Sat, September 7, 2:00 to 3:30pm, Marriott Philadelphia Downtown, Franklin 7

Session Submission Type: Full Paper Panel

Session Description

This panel features cutting-edge work on the intersection of climate change, decarbonization, and firm politics. Around the world, the private sector is increasingly attentive to climate change and the low-carbon energy transition. Firms are investing more resources in analyzing climate-related risks to their portfolios, standing up sustainability departments, developing ESG/corporate social responsibility policies, and lobbying governments on the issue. Several papers on this panel dissect the roots of firm action on climate. Cao and Zhao (Paper 1) analyze how firms’ political behavior varies with the climate-related risks they face, finding that it is principally regulatory risks — not physical climate risks — that shape firm decision-making. Travaglini (Paper 2), however, finds that when those physical climate risks manifest — when natural disasters occur — firm opposition to environmental policies declines.
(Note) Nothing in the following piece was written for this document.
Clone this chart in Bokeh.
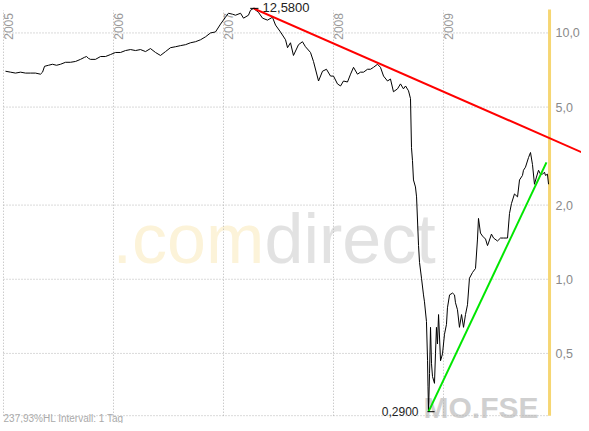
import numpy as np
from bokeh.plotting import figure
from bokeh.models import Range1d, LogScale
from bokeh.core.properties import value
from bokeh.embed import file_html
from bokeh.resources import INLINE

# ---------------- data ----------------
years = [2005, 2006, 2007, 2008, 2009]
year_labels = ["2005", "2006", "2007", "2008", "2009"]
price_ticks = [0.5, 1.0, 2.0, 5.0, 10.0]
price_tick_labels = ["0,5", "1,0", "2,0", "5,0", "10,0"]

t = [2005.018, 2005.064, 2005.109, 2005.155, 2005.200, 2005.245, 2005.291, 2005.336, 2005.355, 2005.373,
     2005.409, 2005.445, 2005.482, 2005.518, 2005.564, 2005.609, 2005.655, 2005.700, 2005.736, 2005.755,
     2005.773, 2005.791, 2005.836, 2005.882, 2005.927, 2005.973, 2006.018, 2006.064, 2006.109, 2006.155,
     2006.200, 2006.245, 2006.291, 2006.336, 2006.382, 2006.427, 2006.473, 2006.518, 2006.564, 2006.609,
     2006.655, 2006.700, 2006.745, 2006.791, 2006.836, 2006.882, 2006.927, 2006.973, 2007.018, 2007.045,
     2007.082, 2007.109, 2007.155, 2007.182, 2007.227, 2007.245, 2007.273, 2007.318, 2007.355, 2007.400,
     2007.445, 2007.473, 2007.518, 2007.564, 2007.582, 2007.609, 2007.636, 2007.682, 2007.718, 2007.745,
     2007.791, 2007.818, 2007.864, 2007.900, 2007.936, 2007.973, 2008.000, 2008.036, 2008.064, 2008.091,
     2008.127, 2008.155, 2008.182, 2008.218, 2008.245, 2008.273, 2008.309, 2008.336, 2008.364, 2008.400,
     2008.427, 2008.455, 2008.491, 2008.518, 2008.545, 2008.582, 2008.609, 2008.636, 2008.655, 2008.682,
     2008.700, 2008.709, 2008.718, 2008.727, 2008.745, 2008.755, 2008.773, 2008.782, 2008.800, 2008.818,
     2008.827, 2008.845, 2008.855, 2008.859, 2008.864, 2008.873, 2008.882, 2008.891, 2008.900, 2008.918,
     2008.927, 2008.936, 2008.945, 2008.955, 2008.973, 2008.991, 2009.009, 2009.027, 2009.036, 2009.055,
     2009.082, 2009.100, 2009.109, 2009.127, 2009.145, 2009.164, 2009.182, 2009.200, 2009.218, 2009.236,
     2009.264, 2009.291, 2009.309, 2009.318, 2009.336, 2009.355, 2009.382, 2009.400, 2009.409, 2009.436,
     2009.455, 2009.491, 2009.518, 2009.545, 2009.582, 2009.600, 2009.618, 2009.645, 2009.673, 2009.691,
     2009.718, 2009.727, 2009.745, 2009.773, 2009.791, 2009.809, 2009.827, 2009.845, 2009.864, 2009.882,
     2009.900, 2009.918, 2009.927, 2009.945, 2009.955]

close = [6.99, 6.93, 6.87, 6.93, 6.87, 6.87, 6.87, 6.80, 6.93, 7.32,
         7.39, 7.46, 7.39, 7.46, 7.60, 7.60, 7.66, 7.81, 7.96, 8.02,
         7.88, 7.81, 7.81, 8.02, 8.02, 8.17, 8.33, 8.33, 8.48, 8.56,
         8.48, 8.56, 8.40, 8.64, 8.33, 8.10, 8.40, 8.71, 8.79, 8.88,
         8.96, 9.12, 9.21, 9.38, 9.64, 10.00, 10.09, 10.86, 11.58, 12.02,
         11.91, 11.80, 12.02, 11.48, 11.80, 12.35, 12.58, 12.12, 11.48, 11.27,
         11.58, 10.76, 10.09, 9.38, 8.71, 9.12, 8.10, 8.96, 9.21, 8.79,
         8.33, 7.66, 6.38, 6.99, 7.12, 6.68, 6.68, 6.21, 6.09, 6.38,
         6.32, 6.80, 7.25, 6.80, 6.93, 6.93, 7.12, 7.12, 7.25, 7.46,
         7.25, 6.68, 6.38, 6.50, 5.77, 5.93, 6.21, 5.93, 6.09, 5.82,
         5.41, 3.42, 3.03, 2.53, 2.37, 2.16, 1.37, 1.17, 1.01, 0.864,
         0.810, 0.674, 0.467, 0.368, 0.290, 0.414, 0.638, 0.454, 0.403, 0.378,
         0.498, 0.638, 0.546, 0.719, 0.467, 0.498, 0.598, 0.656, 0.766, 0.864,
         0.879, 0.864, 0.803, 0.752, 0.638, 0.719, 0.638, 0.719, 0.788, 1.01,
         1.066, 1.106, 1.456, 1.766, 1.54, 1.497, 1.456, 1.37, 1.404, 1.525,
         1.47, 1.43, 1.47, 1.47, 1.47, 1.85, 2.03, 2.22, 2.16, 2.53,
         2.64, 2.77, 2.85, 3.12, 3.27, 2.92, 2.43, 2.60, 2.77, 2.67,
         2.67, 2.72, 2.64, 2.67, 2.43]

high_t, high_v, high_label = 2007.273, 12.58, "12,5800"
low_t, low_v, low_label = 2008.864, 0.29, "0,2900"
resist_t = [2007.273, 2010.43]
resist_v = [12.58, 3.03]
support_t = [2008.864, 2009.936]
support_v = [0.29, 2.98]
t_last = 2009.964
footer = "237,93%HL  Intervall: 1 Tag"

# ---------------- figure ----------------
FONT = value("Liberation Sans")
V_TOP, V_BOTTOM = 13.54, 0.2597
p = figure(width=581, height=423,
           x_range=Range1d(2004.9727, 2010.2545), y_range=Range1d(V_BOTTOM, V_TOP),
           x_axis_type=None, y_axis_type=None,
           output_backend="svg", toolbar_location=None, min_border=0,
           outline_line_color=None, background_fill_color="white",
           border_fill_color="white")
p.y_scale = LogScale()

v_grid_bot = 0.2794
v_grid_top = 12.35

# watermark
p.text(x=[2005.991], y=[1.457], text=[".com"], text_font=FONT, text_font_size=value("70px"),
       text_color="#fcf3d9", text_baseline="alphabetic", text_align="left")
p.text(x=[2007.373], y=[1.457], text=["direct"], text_font=FONT, text_font_size=value("70px"),
       text_color="#e2e2e2", text_baseline="alphabetic", text_align="left")
p.text(x=[2009.864], y=[0.3006], text=["MO.FSE"], text_font=FONT, text_font_size=value("30px"),
       text_font_style="bold", text_color="#d0d0d0", text_baseline="alphabetic", text_align="right")

# grid lines (dotted)
n = len(price_ticks)
p.segment(x0=[2005.0] * (n + 1), x1=[t_last] * (n + 1),
          y0=price_ticks + [v_grid_bot], y1=price_ticks + [v_grid_bot],
          line_color="#b4b4b4", line_width=1, line_dash="1 2")
p.segment(x0=years, x1=years, y0=[v_grid_bot] * len(years), y1=[v_grid_top] * len(years),
          line_color="#b4b4b4", line_width=1, line_dash="1 2")

# right boundary (yellow)
p.segment(x0=[t_last], x1=[t_last], y0=[v_grid_bot], y1=[12.46], line_color="#f6d672", line_width=3)

# year labels (rotated, top)
p.text(x=[y + 0.009 for y in years], y=[9.38] * len(years), text=year_labels, angle=np.pi / 2,
       text_font=FONT, text_font_size=value("12px"), text_color="#9a9a9a",
       text_align="left", text_baseline="top")

# price labels (right)
p.text(x=[2010.018] * n, y=price_ticks, text=price_tick_labels, text_font=FONT,
       text_font_size=value("12.5px"), text_color="#8a8a8a", text_align="left", text_baseline="middle")

# price line
p.line(t, close, line_color="black", line_width=1)

# trend lines
p.line(resist_t, resist_v, line_color="#ff0000", line_width=2)
p.line(support_t, support_v, line_color="#00e600", line_width=2)

# high / low markers
p.segment(x0=[high_t - 0.03, low_t - 0.01], x1=[high_t + 0.045, low_t + 0.055],
          y0=[high_v, low_v], y1=[high_v, low_v], line_color="black", line_width=1)
p.text(x=[2007.355], y=[12.69], text=[high_label], text_font=FONT, text_font_size=value("13px"),
       text_color="#222222", text_align="left", text_baseline="middle")
p.text(x=[2008.773], y=[low_v], text=[low_label], text_font=FONT, text_font_size=value("12px"),
       text_color="#222222", text_align="right", text_baseline="middle")

# footer
p.text(x=[2005.0], y=[V_BOTTOM], text=[footer], text_font=FONT, text_font_size=value("10px"),
       text_color="#aaaaaa", text_align="left", text_baseline="bottom")

open("out.html", "w").write(file_html(p, INLINE))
Lomov and Mahdavi (Paper 3) consider the role of stakeholders in shaping climate action by firms, finding via a novel mixed-method approach that firms with more myopic stakeholders release less climate-related information absent mandatory disclosure rules. Cory, Lerner, and Osgood (Paper 4) examine the specific role of company employees in dictating corporate action on climate, finding that firms with more pro-climate workers adopt substantially more pro-climate reforms. The final paper, by Thrall and Zucker (Paper 5), assesses the effects of growing firm interest in climate, showing that it reorients labor markets, drains regulatory agencies of climate expertise, and hampers the government’s ability to issue and enforce effective climate policies.